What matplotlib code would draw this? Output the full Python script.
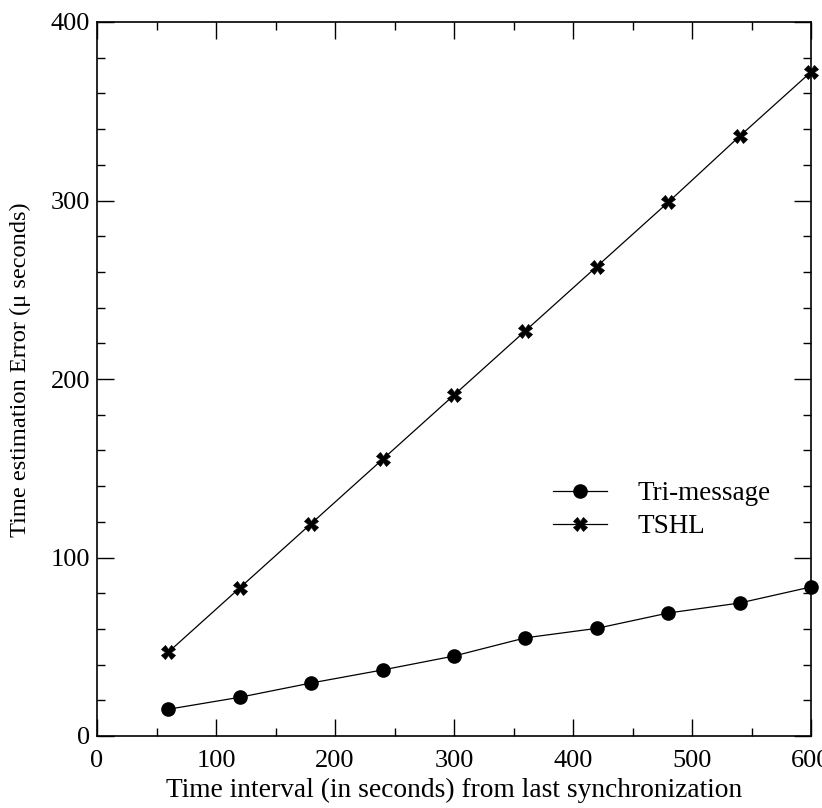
import matplotlib
matplotlib.use("Agg")
import matplotlib.pyplot as plt
from matplotlib.ticker import MultipleLocator

plt.rcParams["font.family"] = ["Liberation Serif", "DejaVu Serif"]

intervals = [60, 120, 180, 240, 300, 360, 420, 480, 540, 600]
tri_message = [15, 21.7, 29.7, 37, 44.8, 55, 60.3, 68.9, 74.5, 83.5]
tshl = [47, 83, 119, 155, 191, 227, 263, 299, 336, 372]

fig = plt.figure(figsize=(8.22, 8.08), dpi=100)
ax = fig.add_axes([97 / 822, 1 - 736 / 808, 714 / 822, 714 / 808])

ax.plot(intervals, tri_message, color="black", lw=0.9, marker="o",
        markersize=9.5, label="Tri-message", clip_on=False, zorder=3)
ax.plot(intervals, tshl, color="black", lw=0.9, marker="X",
        markersize=10, markeredgewidth=0.5, label="TSHL", clip_on=False, zorder=3)

ax.set_xlim(0, 600)
ax.set_ylim(0, 400)
ax.xaxis.set_major_locator(MultipleLocator(100))
ax.xaxis.set_minor_locator(MultipleLocator(50))
ax.yaxis.set_major_locator(MultipleLocator(100))
ax.yaxis.set_minor_locator(MultipleLocator(20))
ax.tick_params(which="both", direction="in", top=True, right=True,
               labelsize=19, width=1)
ax.tick_params(axis="x", which="both", pad=10)
ax.tick_params(axis="y", which="both", pad=5)
ax.tick_params(which="major", length=12)
ax.tick_params(which="minor", length=6)
for s in ax.spines.values():
    s.set_linewidth(1.2)

ax.set_xlabel("Time interval (in seconds) from last synchronization",
              fontsize=19.8, labelpad=4)
ax.set_ylabel("Time estimation Error (μ seconds)", fontsize=17.6)
ax.yaxis.set_label_coords(-0.092, 0.513)

leg = ax.legend(loc="upper left", bbox_to_anchor=(0.604, 0.391), frameon=False,
                fontsize=19.5, handlelength=2.0, handletextpad=1.15,
                labelspacing=0.3)

fig.savefig("out.png", dpi=100)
★ ★ ★ ★ ★
** WHAT THE TASK ASKS **
Lines containing the string "matplotlib" should be counted; reply with their number and nothing more.

** RESULT **
5